Commercial development in Keizer, especially along its main thoroughfare, River Road, is uneven at best. Undeniably there is new development: the new Starbucks with a drive through; Willamette Valley Appliance (nee Mole’s) has remodeled and relocated to a larger space at River Road and Sunset Drive.
The new owners of Schoolhouse Square, at River and Chemawa Roads, is recruiting new tenants to the once-fading shopping center. A new building pad will be constructed at the southeast corner of the property which will house two businesses new to Keizer—Jersey Mike’s restaurant and The Human Bean coffee shop. BFit moved into Schoolhouse Square earlier this year.
But Keizer’s main commercial strip still has some big holes to fill. Creekside Center (River Road and Lockhaven Drive) has slowly been slipping into irrelavancy with the loss of an anchor grocery store as well as other small businesses.
River Road has been a main focus of the city’s Economic Development Commission with Cherry Avenue also getting some attention. There are some realities that people need to remember: Keizer and its commission can wish all they want for certain types of retailers, developments and businesses that will bring needed jobs into our city limits, however they have few arrows in their quiver to use to make that happen.
Unlike cities and counties across the country, Keizer does not have tax breaks to offer, no discounts on business licenses. All the city has to offer is some leeway on costs of required city permits. The tools that need to be welded are either politically difficult or controversial. The politically difficult route is to expand the Urban Growth Boundary to the north of city limits. Any expansion requires the acquiesance of Salem, Marion County and Polk County. The controversial route is to rezone parts of the city to allow certain types of construction and development.
The Economic Development Commission and other groups interested in the growth of Keizer need to change their focus from what to build to who and how to attract the types of businesses that will offer high wage jobs for Keizer residents. How can we discuss building when we do not know who will want them.
We have strongly advocated for the city, the commission and the Chamber of Commerce to actively recruit new business. We call for a reconcerted effort. The Economic Development Commission partnering with the Keizer Chamber of Commerce should develop a short list of the categories of business that can be persuaded to come to Keizer.

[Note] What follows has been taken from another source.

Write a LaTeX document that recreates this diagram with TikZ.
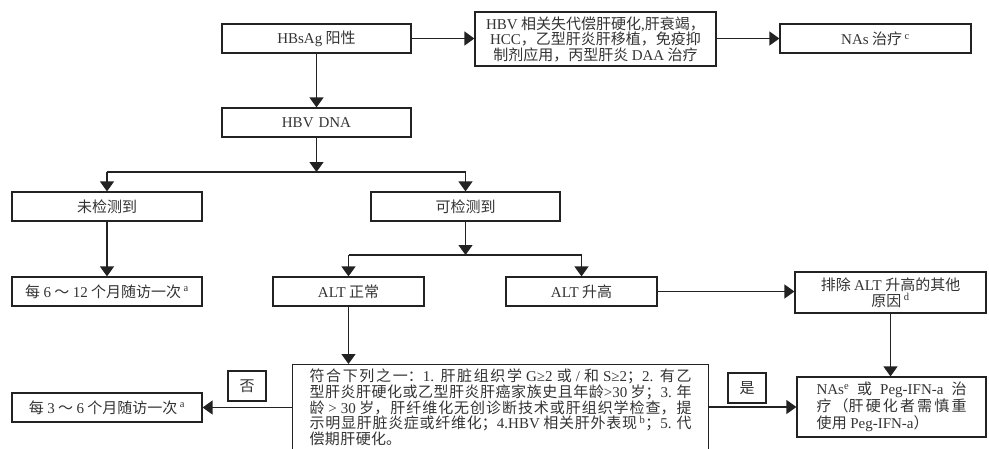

The process starts with asking businesses what would make them locate here. What criteria needs to be met before they will commit to moving or building here? We must address the answers to those questions. Is it a lack of large-scale developable land? Is it a lack of skilled labor? Is it a question of shipping facilities? Keizer needs to get the answers and plan from there.
Could Keizer be home to a large call center or mega-warehouse if we had hundreds of acres to develop? If so, that tells us we need to redouble efforts to expand the Urban Growth Boundary and add millions of dollars to the city’s tax base not to mention hunderds of jobs.
Let’s not discuss what to build in Keizer today. Let us open a dialogue with the businesses Keizer wants tomorrow. Attracting light industry, biotech and medical should be the focus of any economic development plans.